# Replacement Tires for 2001 SE with PP



## Guest (Aug 21, 2002)

Okay, my stock (crappy Firestone Firehawk) tires are nearing the end of their life. What have people been replacing them with?


----------



## Guest (Aug 22, 2002)

*tires?*

I looked at TireRack.com, and the only thing offered in the EXACT size for our cars is either the frigging Firehawk (Just say NO to cracked tires!), or a Dunlop SP Sport 5000A DSST @ $152/tire!!!
I think I am going to go with a 205/50/16 and either a Kumho Ecsta ($78/tire) or Sumitomo HTR Z II ($82/tire) OR, the Bridgestone PotenzaRE730 Gen II ($108/tire). I can't believe Nissan put those crappy tires on in the 1st place, The Firecracks suck, can't wait to get real tires on this car. Anyone else out there moving up to a slight wider/shorter tire?


----------



## Guest (Aug 23, 2002)

*Thanks!*

One note, neither the Kumho or Summitomo tires have ANY snow traction, while the Dunlops are all season tires.

I've heard good things about the Kumho's.

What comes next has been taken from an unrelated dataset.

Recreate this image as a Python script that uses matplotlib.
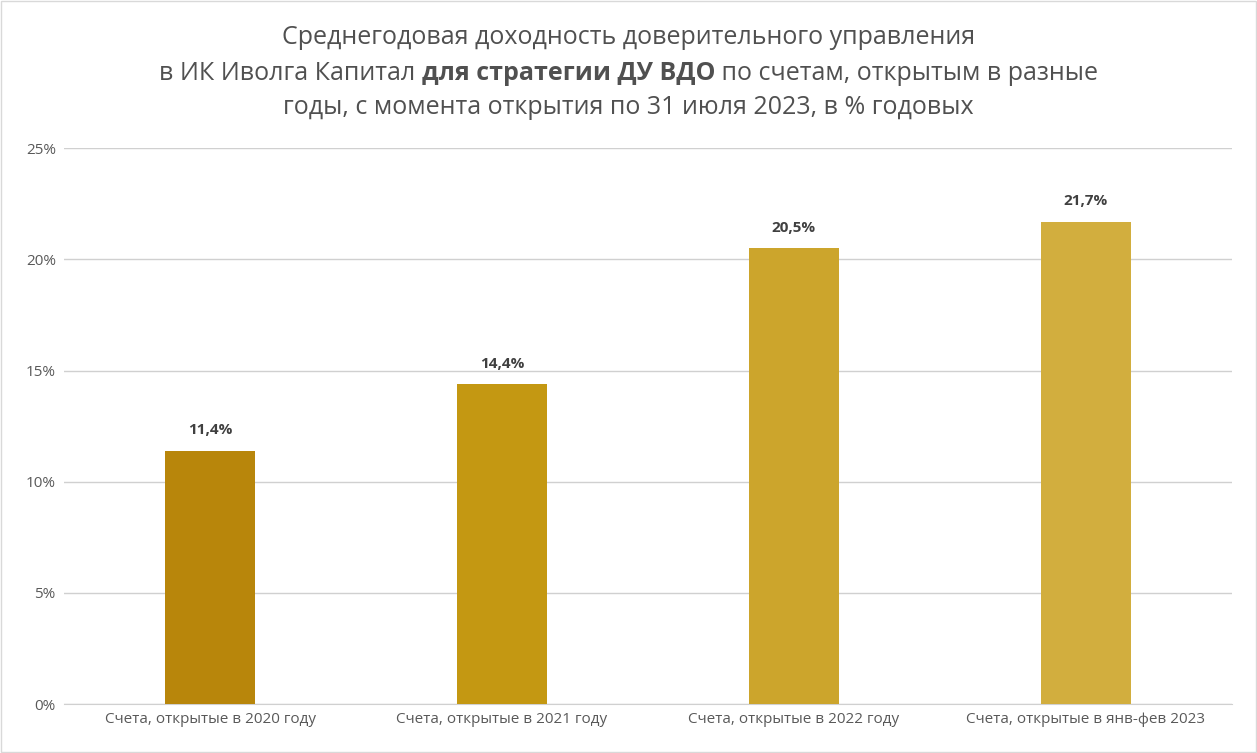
import matplotlib
matplotlib.use("Agg")
import matplotlib.pyplot as plt
from matplotlib.patches import Rectangle

plt.rcParams['font.family'] = 'Open Sans'

categories = ["Счета, открытые в 2020 году", "Счета, открытые в 2021 году",
              "Счета, открытые в 2022 году", "Счета, открытые в янв-фев 2023"]
values = [11.4, 14.4, 20.5, 21.7]
value_labels = ["11,4%", "14,4%", "20,5%", "21,7%"]
colors = ['#B8860B', '#C49812', '#CCA52C', '#D2AE3E']
yticks = [0, 5, 10, 15, 20, 25]

fig = plt.figure(figsize=(12.57, 7.53), dpi=100)
fig.patches.append(Rectangle((0.001, 0.001), 0.998, 0.998, transform=fig.transFigure,
                             fill=False, edgecolor='#D9D9D9', linewidth=1))
ax = fig.add_axes([0.051, 0.065, 0.929, 0.738])

x = range(len(categories))
ax.bar(x, values, width=0.31, color=colors, zorder=3)
for xi, v, lab in zip(x, values, value_labels):
    ax.text(xi, v + 0.6, lab, ha='center', va='bottom', fontsize=11,
            fontweight='bold', color='#404040')

ax.set_xlim(-0.5, 3.5)
ax.set_ylim(0, 25)
ax.set_yticks(yticks)
ax.set_yticklabels([f"{t}%" for t in yticks], color='#595959', fontsize=11)
ax.set_xticks(list(x))
ax.set_xticklabels(categories, color='#595959', fontsize=11)
ax.tick_params(length=0, pad=6)
ax.grid(axis='y', color='#D0D0D0', linewidth=1, zorder=0)
for s in ['top', 'right', 'left']:
    ax.spines[s].set_visible(False)
ax.spines['bottom'].set_color('#D0D0D0')

tc = '#505050'
fs = 18
fig.text(0.5, 0.950, "Среднегодовая доходность доверительного управления",
         ha='center', va='center', fontsize=fs, color=tc)
fig.text(0.5, 0.857, "годы, с момента открытия по 31 июля 2023, в % годовых",
         ha='center', va='center', fontsize=fs, color=tc)

# mixed-weight middle line
parts = [("в ИК Иволга Капитал ", 'normal'), ("для стратегии ДУ ВДО", 'bold'),
         (" по счетам, открытым в разные", 'normal')]
fig.canvas.draw()
r = fig.canvas.get_renderer()
texts = []
widths = []
for s, w in parts:
    t = fig.text(0, 0.903, s, ha='left', va='center', fontsize=fs, color=tc, fontweight=w)
    widths.append(t.get_window_extent(r).width)
    texts.append(t)
W = fig.get_figwidth() * fig.dpi
start = (W - sum(widths)) / 2
for t, w in zip(texts, widths):
    t.set_x(start / W)
    start += w

fig.savefig("out.png", dpi=100)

They are really good tires for the money and are much quieter than the Firehawks. You know the tires are one rason that's why Nissan is considred a notch below Honda/Toyota. They design a kickass car in the Sentra and then put the cheapest tires they could find on it.


----------



## Guest (Aug 25, 2002)

I went to the 205/50/16 Bridgestone Potenza RE-730's at about 26,000 miles. I managed to dirve the POS firehawk's down the the belts in 26k. I drive extremely hard, I drive on the street like most people do on autocross courses, and I do auto-x the car from time to time. The RE-730's are AWESOME tires, I have been extremely happy with them. I can easily keep up with and often leave behind my friend's RSX type S simply becuase of my tire advantage. It is amazing the amount of difference tires make in cornering performance.


----------